Today, the Upper Haight's newly minted "safe sleeping site" will begin admitting residents from two encampments of homeless people in District 5.
Located on the site of the former McDonald's restaurant at Haight and Stanyan streets, the site will provide room for 40 unhoused people to camp at a social distance. Screened from public view by fencing, it will also offer showers, hand-washing stations and meals.
The safe sleeping site has become a neighborhood battleground, drawing vocal support from some neighbors and vocal opposition from others. Earlier this week, the owners of Amoeba Music and Escape From New York Pizza sued the city over the site, which adjoins their businesses.
Last night, over 150 local residents and merchants attended an online community meeting about the site, with city officials and homeless service providers attempting to quell anxieties about how it will be run.
The residents of 730 Stanyan will be drawn from two large tent encampments in District 5: one at Haight Street and Masonic Avenue, the other at the DMV parking lot at Fell and Broderick streets.
The decision to move to the safe sleeping site is up to each person. But Jeff Kositsky, the former director of the Department of Homelessness and Supportive Housing and a member of the city's emergency management team for homelessness, said he's confident both encampments will be "thinned out or eliminated" as residents move to the Stanyan Street site.
Haight-based nonprofit Homeless Youth Alliance (HYA), which is co-managing the site with Larkin Street Youth Services (LSYS), has already been doing outreach to neighborhood encampments to manage enrollment and move-ins.
"The majority of folks [at both encampments] are coming into camp, and are very excited about relocating," said Mary Howe, the HYA's executive director.
Some neighbors have expressed concerns about homeless people from other districts flocking to the Haight to gain entry to the site. But there's no evidence of that, Howe said at last night's meeting.
"The folks moving in have been on a list of definite tents that have already been located and monitored in the neighborhood. Under no circumstances will someone outside the neighborhood not known to the group doing outreach to the tents be admitted."
HYA and LSYS will provide 24/7 staffing, as well as contracted private security inside the site. SFPD foot patrols currently dedicated to the ad-hoc District 5 encampments will be redirected to the area surrounding 730 Stanyan.
Safe sleeping site residents and their pets will be instructed to follow health and safety guidelines that meet and exceed CDC standards, Kositsky said.
They'll be given new tents if their current ones aren't safe enough, and receive regular checks for COVID-19 symptoms and other health issues. They'll also be allowed to leave as needed, for essential services and walks around the neighborhood.
"Folks will be able to leave for the same reasons that we might leave our houses," said LSYS executive director Sherilyn Adams, who noted that security teams will prevent any congregation around the site.

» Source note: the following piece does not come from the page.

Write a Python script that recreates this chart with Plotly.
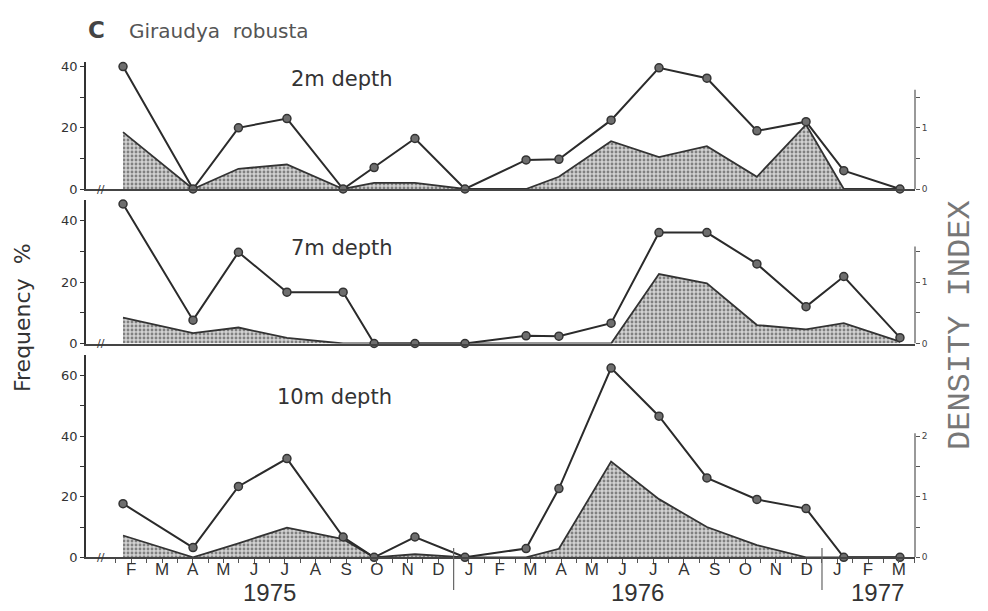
import plotly.graph_objects as go

# ---------------- data ----------------
month_labels = ["F", "M", "A", "M", "J", "J", "A", "S", "O", "N", "D",
                "J", "F", "M", "A", "M", "J", "J", "A", "S", "O", "N", "D",
                "J", "F", "M"]
month_ticks = list(range(1, 27))          # months since Jan 1975 (Feb 1975 = 1)
year_labels = ["1975", "1976", "1977"]

# sampling dates, in months since Jan 1975
sample_month = [0.73, 3.01, 4.49, 6.07, 7.90, 8.91, 10.24, 11.87, 13.86,
                14.93, 16.63, 18.19, 19.75, 21.38, 22.98, 24.21, 26.04]

depth_labels = ["2m depth", "7m depth", "10m depth"]

freq_2m = [40, 0, 20, 23, 0, 7, 16.5, 0, 9.5, 9.7, 22.5, 39.6, 36.2, 19, 22, 6, 0]
dens_2m = [0.93, 0, 0.33, 0.4, 0, 0.1, 0.1, 0, 0, 0.2, 0.78, 0.52, 0.7, 0.2, 1.05, 0, 0]

freq_7m = [45.4, 7.6, 29.7, 16.7, 16.7, 0, 0, 0, 2.5, 2.4, 6.6, 36.1, 36.1, 25.9, 12, 21.8, 1.9]
dens_7m = [0.42, 0.17, 0.26, 0.09, 0, 0, 0, 0, 0, 0, 0, 1.13, 0.98, 0.3, 0.23, 0.33, 0.03]

freq_10m = [17.7, 3.2, 23.4, 32.6, 6.7, 0, 6.7, 0, 2.9, 22.7, 62.5, 46.6, 26.2, 19.1, 16.1, 0, 0]
dens_10m = [0.36, 0, 0.23, 0.49, 0.3, 0, 0.05, 0, 0, 0.14, 1.58, 0.96, 0.5, 0.2, 0, 0, 0]

freq_series = [freq_2m, freq_7m, freq_10m]
dens_series = [dens_2m, dens_7m, dens_10m]

# ---------------- layout helpers ----------------
W, H = 988, 611
L, R = 86, 73
X_RANGE = [-0.476, 26.53]
year_centres = [5.5, 17.5, 25.3]
year_breaks = [11.5, 23.5]

def pf(p):
    return 1 - p / H

def px(p):
    return (p - L) / (W - L - R)

# (zero pixel, top pixel, freq top value, right-axis line top, freq ticks, density ticks)
panels = [
    (189.0, 62.0, 41.5, 1.62, [0, 10, 20, 30, 40], [0, 0.5, 1, 1.5]),
    (343.5, 200.0, 46.7, 1.58, [0, 10, 20, 30, 40], [0, 0.5, 1, 1.5]),
    (557.3, 355.0, 66.8, 2.05, [0, 10, 20, 30, 40, 50, 60], [0, 0.5, 1, 1.5, 2]),
]
label_pos = [(342, 79), (342, 248), (334, 397)]

INK = "#2b2b2b"
fig = go.Figure()
layout = dict(
    width=W, height=H, template="none",
    paper_bgcolor="white", plot_bgcolor="white",
    margin=dict(l=L, r=R, t=0, b=0, pad=0),
    showlegend=False,
    font=dict(family="DejaVu Sans", color=INK),
)
shapes = []
annotations = []

def ann(**kw):
    kw.setdefault("showarrow", False)
    kw.setdefault("xanchor", "center")
    kw.setdefault("yanchor", "middle")
    annotations.append(kw)

for i, (zero_p, top_p, ftop, rtop, fticks, dticks) in enumerate(panels):
    xname = "x" if i == 0 else f"x{i+1}"
    xkey = "xaxis" if i == 0 else f"xaxis{i+1}"
    dname = "y" if i == 0 else f"y{2*i+1}"
    dkey = "yaxis" if i == 0 else f"yaxis{2*i+1}"
    fname = f"y{2*i+2}"
    fkey = f"yaxis{2*i+2}"
    dom = [pf(zero_p), pf(top_p)]

    # density index (shaded) on base axis (right side)
    fig.add_trace(go.Scatter(
        x=sample_month, y=dens_series[i], xaxis=xname, yaxis=dname,
        mode="lines", line=dict(color="#333", width=1.8),
        fill="tozeroy", fillcolor="#c8c8c8",
        fillpattern=dict(shape=".", fgcolor="#808080", bgcolor="#d2d2d2",
                         size=4, solidity=0.4),
        hoverinfo="skip"))
    # frequency % (line + markers) on overlaying axis (left side)
    fig.add_trace(go.Scatter(
        x=sample_month, y=freq_series[i], xaxis=xname, yaxis=fname,
        mode="lines+markers", cliponaxis=False,
        line=dict(color=INK, width=2),
        marker=dict(size=8, color="#6e6e6e", line=dict(color="#333", width=1.5))))

    bottom = (i == 2)
    layout[xkey] = dict(
        domain=[0, 1], range=X_RANGE, anchor=dname,
        showline=True, linecolor="#444", linewidth=1.5, mirror=False,
        showgrid=False, zeroline=False, automargin=False,
        tickmode="array", tickvals=month_ticks,
        ticktext=month_labels if bottom else [""] * len(month_ticks),
        showticklabels=bottom,
        ticks="outside" if bottom else "", ticklen=4, tickcolor="#555",
        ticklabelstandoff=-8,
        tickfont=dict(family="Liberation Sans", size=17, color="#333"),
    )
    if bottom:
        layout[xkey]["minor"] = dict(tick0=0.5, dtick=1, ticks="outside",
                                     ticklen=4, tickcolor="#555")
    layout[dkey] = dict(
        domain=dom, range=[0, ftop / 20], anchor=xname, side="right",
        showline=False, showgrid=False, zeroline=False, automargin=False,
        tickmode="array", tickvals=dticks,
        ticktext=[("%g" % v) if v == int(v) else "" for v in dticks],
        ticks="outside", ticklen=4, tickcolor="#555",
        tickfont=dict(size=9, color="#444"),
    )
    layout[fkey] = dict(
        overlaying=dname, range=[0, ftop], anchor=xname, side="left",
        showline=True, linecolor="#333", linewidth=1.5,
        showgrid=False, zeroline=False, automargin=False,
        tickmode="array", tickvals=fticks,
        ticktext=[str(v) if v % 20 == 0 else "" for v in fticks],
        ticks="outside", ticklen=4, tickcolor="#333",
        tickfont=dict(size=13, color="#333"),
    )
    # right density axis line (short)
    shapes.append(dict(type="line", xref="paper", yref=dname, x0=1, x1=1,
                       y0=0, y1=rtop, line=dict(color="#555", width=1.2)))
    # axis break marks
    ann(xref="paper", yref=fname, x=px(101), y=0, text="//",
        font=dict(size=11, color="#333"))
    # depth labels
    lx, ly = label_pos[i]
    ann(xref="paper", yref="paper", x=px(lx), y=pf(ly), text=depth_labels[i],
        font=dict(size=21, color="#333"))

# year separators and labels
for b in year_breaks:
    shapes.append(dict(type="line", xref="x3", yref="paper", x0=b, x1=b,
                       y0=pf(548), y1=pf(590), line=dict(color="#666", width=1.2)))
for yl, yc in zip(year_labels, year_centres):
    ann(xref="x3", yref="paper", x=yc, y=pf(592), text=yl,
        font=dict(family="Liberation Sans", size=24, color="#333"))

# titles
ann(xref="paper", yref="paper", x=px(86), y=pf(30), xanchor="left",
    text="<b>C</b>", font=dict(size=23, color="#444"))
ann(xref="paper", yref="paper", x=px(127), y=pf(31), xanchor="left",
    text="Giraudya&nbsp;&nbsp;robusta", font=dict(size=20, color="#555"))
ann(xref="paper", yref="paper", x=px(22), y=pf(318), textangle=-90,
    text="Frequency&nbsp;&nbsp;%", font=dict(size=22, color="#333"))
ann(xref="paper", yref="paper", x=px(960), y=pf(325), textangle=-90,
    text="DENSITY INDEX", font=dict(family="Liberation Mono", size=32, color="#777"))

layout["shapes"] = shapes
layout["annotations"] = annotations
fig.update_layout(**layout)
fig.write_html("out.html")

The site will admit about 10 residents today, adding people steadily through the weekend until it hits capacity next Wednesday or Thursday.
Responding to neighbors' concerns that the site might drag on interminably after the COVID-19 health crisis abates, Kositsky and Adams both confirmed that the site's contract limits it to a 3-6 month horizon.
The site will cease admitting new clients 45 days before a scheduled end date is announced. For the duration of clients' stays, HYA will work to place them in more suitable long-term arrangements, like shelters or hotel rooms.
Kositsky emphasized that the city can't legally compel people to enter or remain at the site. "We can't promise with 100% certainty everything is going to go exactly as everybody would like."
But with oversight from HYA, LSYS and the city's Emergency Operations Center, Kositsky said he's confident that the site will promote safety for both unhoused and housed District 5 residents.
Asked to give his criteria for the site's success, he offered three: "Is the neighborhood happy with it, are the clients happy with it, and long-term, how many people successfully exit homelessness?"